As part of my preparation for the summer job search, I have finally figured out where the Career Services building is. Imagine my dismay when I realized that I'll probably never make it out there.
I was really hoping it would turn out to be in West College or part of the secret bomb shelter complex under Cannon Green or something, but instead it's right out there with my other favorite errand destinations, the flower stores and CVS.
Now I'll have to synchronize the job search with buying contact lens solution and bouquets. I always found it easier to go blind and single, but blind, single and unemployed? I'll have to think this over carefully.
If office location is a form of social engineering, it really makes me wonder what the school had in mind with, say, the E-Quad. Not that I'm questioning the logic, but if I were an engineer I would integrate something in protest.
Instead I find myself brutally awake at the ungodly hour of 11 a.m. for another round of COS 226: Algorithms and Data Structures, which I view as a series of mental inoculation shots against my preferred career path, starving poet.
Judging by my grades in computer science and the fact that I am enjoying a hearty lunch of Tastykake glazed doughnut holes right now, I am well on my way to enlightened malnutrition.
The prospect of living on doughnut holes for extended periods of time is rather disturbing. I mean, they're not even physical entities in their own right, but a form of sustenance defined by not being a doughnut.
How long can you eat un-doughnuts before you become an un-person yourself? Where's Sartre when you need him? Probably trapped in some sort of philosophical doughnut-shaped loophole.

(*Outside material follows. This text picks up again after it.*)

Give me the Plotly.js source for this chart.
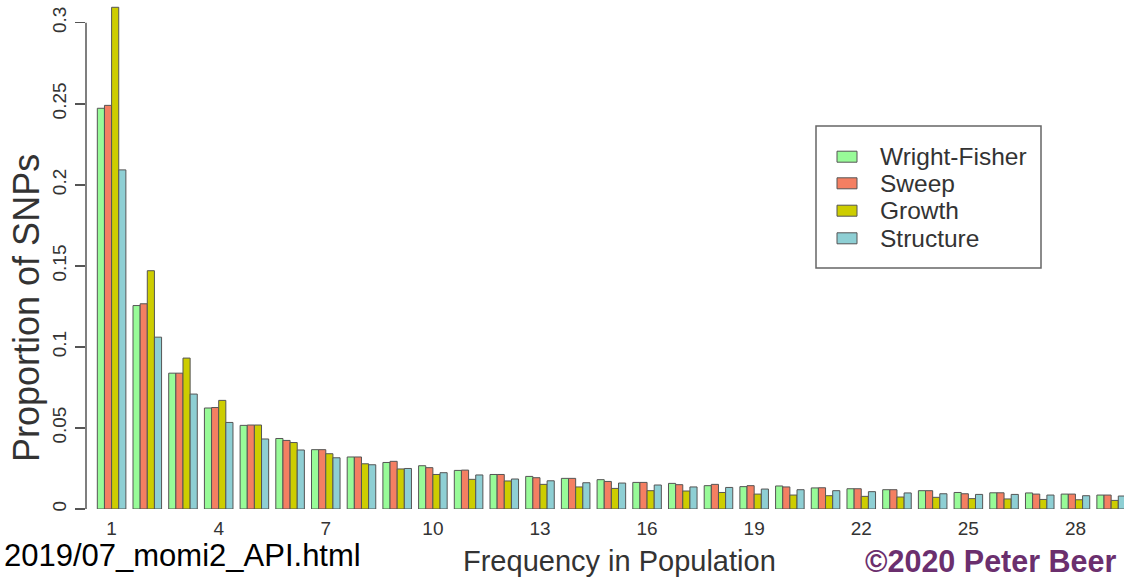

On the other hand, can you imagine Sartre having a summer job? It's a truism that in any contest of strength between a philosopher and a photocopier, the photocopier will win.
So what did Sartre do? I've often wondered what happens to famous people before they become famous. Some of them are celebrities their whole lives, burning meteors of human passion lighting the existence of all around them.
Sideshow Bob from "The Simpsons," for example. But then there are those who have to grow into fame — late bloomers, I guess. I look around at my classmates here as they do their Princeton thing, micturating upon stairwells and breaking lamp posts with their heads, and try to imagine them running the world.
Actually, I usually start with trying to imagine them running something smaller, like a 7-11.
It should come as no surprise that while most people here would feel completely comfortable running the world, we would all be miserable failures at doing anything useful.
This, after all, is why elitism was invented in the first place — to shunt off the members of the cream of the crop before they start going around breaking things.
But, noble reader, I digress. This column started out pretty keen on doughnut holes, and now we're off lambasting the rich and powerful again. No wonder I'll never get a job.
I think about how my interview would go if I ever made it down to the Career Services office to set up an appointment. Probably something like this:
"What do you do in your spare time, Ed?"
"Well, I mock societal norms, question entrenched values, attack stereotypes. You know, the usual."
"Yes, yes, we know you work for Tiger, what else do you do?"
"Oh. I play frisbee . . ."
I would probably get the usual responses: Don't call them, they'll call me. Great.
Fortunately, there is a seemingly infinite quantity of doughnut holes in this box. It probably has something to do with particle packing. And while I'm waiting for the world to validate my existence with a job — a lot like validating parking tickets, actually — there's always the chance that I'll make it out to CVS and Career Services to pick up some saline and a resume. After all, it can't be that much farther than the 'Wa.